Favorite kind of Friday.

It hasn’t rained enough in Israel this winter, but when it has rained – it’s really, really rained. Which is just perfect on a Friday when you’re home, cozy, coming off the baby furniture high from the day before, and your husband knows how to make homemade chai lattes. 

Of course, we’re always hoping for snow here in the Jerusalem hills where snow may be just a degree celsius away… But for now, we can boast thick hail:

And nothing goes better with a gray, rainy Friday morning than a crapload of pancakes for just two people: 

Rain, rain, come our way.

Jerusalemites are celebrating the rain that began as a lightning show last night. I woke up just now to pleasantly discover that it’s still going.

We’ve had a bad winter so far this year, the kind where everyone – to an annoying degree – talks about how terrible the situation is and starts judging each other over how much water they waste.

You know it’s gotten bad when at least three of your social conversations in the past week have involved a discussion of desalination.

Hebrew-speaking dogs.

I’m sitting on my couch and I hear a scratch at the door. My first thought is, did a jackal from the forest across the street come all the way upstairs to haunt me?

My second thought is, it does, however, sound like a dog.

After peeping through the door, I realized it was a dog.
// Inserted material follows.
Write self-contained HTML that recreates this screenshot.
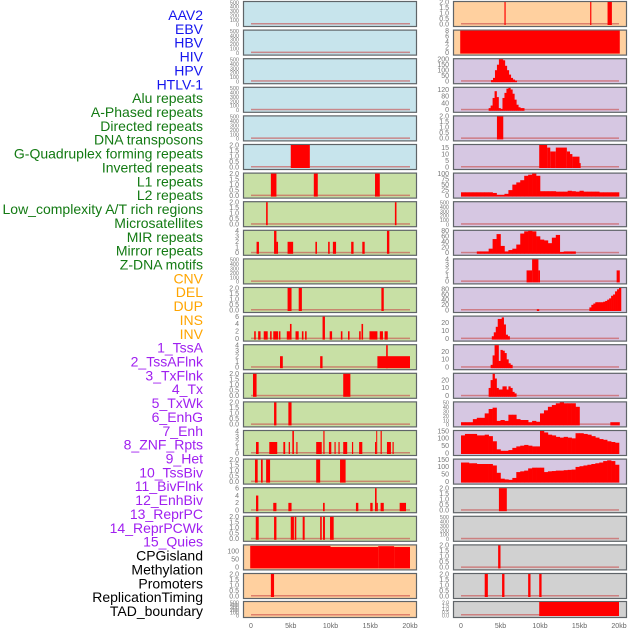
<!DOCTYPE html>
<html><head><meta charset="utf-8"><style>
html,body{margin:0;padding:0;background:#fff;width:630px;height:630px;overflow:hidden}
svg{display:block;font-family:"Liberation Sans",sans-serif}
</style></head><body>
<svg id="chart" width="630" height="630" viewBox="0 0 630 630" xmlns="http://www.w3.org/2000/svg"></svg>
<script>
// ---------- data ----------
const trackLabels = ["AAV2","EBV","HBV","HIV","HPV","HTLV-1","Alu repeats","A-Phased repeats","Directed repeats","DNA transposons","G-Quadruplex forming repeats","Inverted repeats","L1 repeats","L2 repeats","Low_complexity A/T rich regions","Microsatellites","MIR repeats","Mirror repeats","Z-DNA motifs","CNV","DEL","DUP","INS","INV","1_TssA","2_TssAFlnk","3_TxFlnk","4_Tx","5_TxWk","6_EnhG","7_Enh","8_ZNF_Rpts","9_Het","10_TssBiv","11_BivFlnk","12_EnhBiv","13_ReprPC","14_ReprPCWk","15_Quies","CPGisland","Methylation","Promoters","ReplicationTiming","TAD_boundary"];
const labelColors = ["#1515ee","#1515ee","#1515ee","#1515ee","#1515ee","#1515ee","#137a13","#137a13","#137a13","#137a13","#137a13","#137a13","#137a13","#137a13","#137a13","#137a13","#137a13","#137a13","#137a13","#ffa500","#ffa500","#ffa500","#ffa500","#ffa500","#a020f0","#a020f0","#a020f0","#a020f0","#a020f0","#a020f0","#a020f0","#a020f0","#a020f0","#a020f0","#a020f0","#a020f0","#a020f0","#a020f0","#a020f0","#000","#000","#000","#000","#000"];
const xTickValues = [0,5,10,15,20];
const xTickLabels = ["0","5kb","10kb","15kb","20kb"];
const T500 = [0,100,200,300,400,500], T2 = [0,0.5,1,1.5,2];
const midBg = ["b","b","b","b","b","b","g","g","g","g","g","g","g","g","g","g","g","g","g","o","o","o"];
const rightBg = ["o","o","p","p","p","p","p","p","p","p","p","p","p","p","p","p","p","g2","g2","g2","g2","g2"];
const midTicks = [T500,T500,T500,T500,T500,T2,T2,T2,[0,1,2,3,4],T500,T2,[0,2,4,6],[0,1,2,3,4],T2,T2,[0,1,2,3,4],T2,[0,2,4,6],T2,[0,50,100],T2,T500];
const midMax = [500,500,500,500,500,2,2,2,4,500,2,6,4,2,2,4,2,6,2,135,2,500];
const rightTicks = [T2,[0,2,4,6,8],[0,50,100,150,200],[0,40,80,120],T2,[0,5,10,15],[0,25,50,75,100],T500,[0,20,40,60,80],[0,1,2,3,4],[0,20,40,60,80],[0,10,20],[0,10,20],[0,10,20],[0,10,20,30,40,50],[0,50,100,150],[0,50,100,150],T2,T500,T2,T2,T2];
const rightMax = [2,8,200,130,2,17,100,500,80,4,85,28,28,28,50,150,150,2,500,2,2,2];
// bar segments [startKb, endKb, value]
const midSegments = [
 [],[],[],[],[],
 [[5.0,7.4,2]],
 [[2.5,3.2,2],[7.9,8.4,2],[15.6,16.2,2]],
 [[1.9,2.1,2],[18.1,18.3,2]],
 [[0.7,1.0,2],[2.9,3.2,4],[3.2,3.4,2],[4.6,5.3,2],[8.1,8.3,2],[9.7,9.9,2],[10.3,10.7,2],[12.6,12.9,2],[14.0,14.3,2],[17.1,17.4,4]],
 [],
 [[4.6,5.1,2],[6.0,6.4,2],[16.4,16.7,2]],
 [[0.4,0.6,2],[0.9,1.2,2],[1.6,2.1,2],[2.4,2.6,2],[2.8,3.4,2],[3.5,3.7,2],[4.5,4.9,2],[4.9,5.1,4],[5.6,6.0,2],[6.4,6.6,2],[6.8,7.0,2],[9.0,9.3,6],[9.9,10.2,2],[11.3,11.5,2],[12.2,12.4,2],[13.6,13.8,2],[13.9,14.1,4],[14.9,15.9,2],[16.2,16.6,2],[16.8,17.2,2]],
 [[3.65,4.0,2],[8.7,9.0,2],[15.9,20.0,2],[17.0,17.2,4]],
 [[0.25,0.7,2],[11.6,12.5,2]],
 [[2.9,3.2,2],[4.7,5.1,2]],
 [[0.63,0.96,2],[2.3,3.3,2],[4.07,4.3,2],[4.74,4.9,2],[5.2,5.4,4],[5.7,5.85,2],[8.2,8.9,2],[9.1,9.25,4],[9.8,10.1,2],[10.5,10.65,2],[11.0,11.15,2],[11.6,12.1,2],[12.7,12.85,2],[13.6,14.0,2],[15.6,15.75,2],[15.75,15.85,4],[16.3,16.45,4],[17.1,17.6,2],[17.8,17.95,2]],
 [[0.5,0.84,2],[1.26,1.47,2],[1.9,2.4,2],[8.2,8.7,2],[11.2,11.9,2]],
 [[0.63,0.92,4],[2.8,3.2,2],[4.7,5.1,2],[9.06,9.27,2],[13.2,13.5,2],[15.0,15.3,2],[15.6,15.8,6],[15.8,15.95,2],[16.3,16.7,2],[18.7,19.5,2]],
 [[0.6,0.97,2],[2.9,3.2,2],[5.0,5.4,2],[5.5,5.7,2],[6.5,6.75,2],[8.7,8.9,2],[9.06,9.3,2],[9.94,10.4,2]],
 [[-0.1,10,132],[10,16,125],[16,18,130],[18,20,125]],
 [[2.5,2.9,2]],
 []
];
const rightSegments = [
 [[5.5,5.65,2],[16.35,16.5,2],[18.55,19.1,2]],
 [[-0.1,20.1,8]],
 [],[],
 [[4.55,5.35,2]],
 [[9.9,10.9,17],[10.9,11.3,15],[11.3,12.0,12],[12.0,13.4,15],[13.4,13.8,12],[13.8,14.1,10],[14.1,15.0,8],[15.0,15.15,3]],
 [],[],[],
 [[8.3,9.0,2],[9.0,9.8,4],[9.8,10.0,2],[19.7,20.1,2]],
 [[9.6,9.9,3]],
 [],[],[],
 [[18.9,20.1,5]],
 [],[],
 [[4.8,5.8,2]],
 [],
 [[4.7,5.0,2]],
 [[3.0,3.4,2],[5.2,5.5,2],[8.5,8.8,2],[9.9,10.2,2]],
 [[9.9,20.0,2]]
];
// profile tracks: [rowIndex, startKb, stepKb, values]
const profileRows = [2,3,6,8,10,11,12,13,14,15,16];
const profileStarts = [3.8,3.5,0,2.0,16.25,3.9,3.75,3.5,0,0,0];
const profileSteps = [0.25,0.25,0.5,0.5,0.25,0.25,0.25,0.25,0.5,0.5,0.5];
const profileHIV = [10,30,100,150,200,200,190,140,100,60,30,15,5];
const profileHPV = [10,25,70,110,75,10,5,70,100,125,130,120,95,60,30,15,10,10];
const profileL1 = [15,15,15,15,15,15,15,15,12,3,3,8,25,50,60,70,90,95,100,90,20,20,20,20,18,18,18,22,20,18,22,18,18,18,18,15,15,15,15,15];
const profileMIR = [5,5,5,15,50,68,25,5,10,15,30,70,78,80,78,60,48,45,35,55,65,3,5,5,5];
const profileDEL = [10,20,25,30,30,30,30,32,35,40,45,55,60,72,80,85];
const profileINS = [3,8,15,25,25,27,18,5,3];
const profileTssA = [3,15,28,28,8,22,21,18,10,5,3];
const profileTssAFlnk = [10,20,28,22,10,8,8,12,12,8,12,10,5,3];
const profileTxWk = [5,5,5,12,15,15,25,35,38,8,10,8,22,22,12,10,10,5,8,6,25,32,40,44,48,50,48,48,48,40];
const profileEnhG = [120,130,130,130,120,120,125,115,80,25,15,15,20,35,45,50,55,50,45,45,150,140,125,120,110,105,110,105,100,135,135,130,125,115,105,95,90,80,75,70];
const profileEnh = [130,130,125,125,120,120,120,120,110,60,20,15,12,25,65,70,75,90,95,95,95,65,70,72,75,75,78,80,82,100,105,110,115,120,125,130,140,145,140,115];
const profileValues = [profileHIV,profileHPV,profileL1,profileMIR,profileDEL,profileINS,profileTssA,profileTssAFlnk,profileTxWk,profileEnhG,profileEnh];

// ---------- layout ----------
const NS="http://www.w3.org/2000/svg";
const svg=document.getElementById('chart');
const bgColors={b:"#c7e4ec",g:"#c8e0a5",o:"#ffd09f",p:"#d6c7e2",g2:"#d1d1d1"};
const cols=[{x0:243,x1:416,zero:251,k:7.95,bg:midBg,ticks:midTicks,max:midMax,segs:midSegments,name:'left'},
            {x0:453,x1:626,zero:461,k:7.9,bg:rightBg,ticks:rightTicks,max:rightMax,segs:rightSegments,name:'right'}];
function el(tag,attrs,parent){const e=document.createElementNS(NS,tag);for(const a in attrs)e.setAttribute(a,attrs[a]);(parent||svg).appendChild(e);return e;}
function rowTop(i){return i<21?1+i*28.6:601;}
function rowH(i){return i<21?25:16;}

// labels
trackLabels.forEach((t,i)=>{
  const e=el('text',{x:203,y:15+i*13.86+5,'text-anchor':'end','font-size':14,fill:labelColors[i]});
  e.textContent=t;
  
  
});

cols.forEach((c,ci)=>{
  const xs=kb=>c.zero+kb*c.k;
  for(let i=0;i<22;i++){
    const top=rowTop(i),h=rowH(i),bot=top+h-2,maxV=c.max[i];
    const ys=v=>bot-(v/maxV)*(h-3);
    const g=el('g',{});
    
    
    el('rect',{x:c.x0+0.5,y:top+0.5,width:c.x1-c.x0,height:h,fill:bgColors[c.bg[i]],stroke:'#5f6468','stroke-width':1.2},g);
    // ticks
    const tk=c.ticks[i];
    const fs=tk.length>5?5.5:(h<20?5:7);
    tk.forEach(v=>{
      const t=el('text',{x:c.x0-4,y:ys(v)+2.3,'text-anchor':'end','font-size':fs,fill:'#777'},g);
      t.textContent=String(v===0&&tk[1]===0.5?"0.0":(tk[1]===0.5&&Number.isInteger(v)?v.toFixed(1):v));
      
      
    });
    // baseline
    el('rect',{x:xs(0),y:bot-1,width:xs(20)-xs(0),height:1.5,fill:'#c84a4a',opacity:0.6},g);
    // segments
    c.segs[i].forEach(s=>{
      const r=el('rect',{x:xs(s[0]),y:ys(s[2]),width:Math.max(1,xs(s[1])-xs(s[0])),height:bot-ys(s[2])+1,fill:'#ff0000'},g);
      
      
    });
    if(ci===1){
      const pi=profileRows.indexOf(i);
      if(pi>=0){
        const vals=profileValues[pi],st=profileStarts[pi],sp=profileSteps[pi];
        vals.forEach((v,j)=>{
          const a=st+j*sp;
          const r=el('rect',{x:xs(a),y:ys(v),width:xs(a+sp)-xs(a)+0.3,height:bot-ys(v)+1,fill:'#ff0000'},g);
          
          
        });
      }
    }
  }
  xTickValues.forEach((v,j)=>{
    const t=el('text',{x:xs(v),y:628,'text-anchor':'middle','font-size':7,fill:'#666'});
    t.textContent=xTickLabels[j];
    
    
  });
});
</script>
</body></html>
A big, fluffy, yellow, gentle, wet and smelly dog. And it was indeed ‘knocking’ at my door.

This is the second time a dog has confused our apartment with their owner’s. Tzur Hadassah is filled with domestic dogs who are sent to roam free and come home whenever they please.

We tried to shoo it away but it insisted on coming inside. He probably lost track of the scent of his trail since it’s really the first or second big rain we’ve had here.

But I felt sorry for him, probably wanting to be home curling up in his pillow. I realized we could send him home with a few key words.

Shev. The dog sat and I checked his collar for a house number. Nope.

Bo. We made him come towards the steps to go downstairs.

L’mata. I tried to encourage him to go downstairs but he needed more, he needed company, so we bo‘d him all the way down, until he started wandering over to the apartment building next door, which looks exactly like ours.

Hebrew-speaking dogs. There’s no place like home.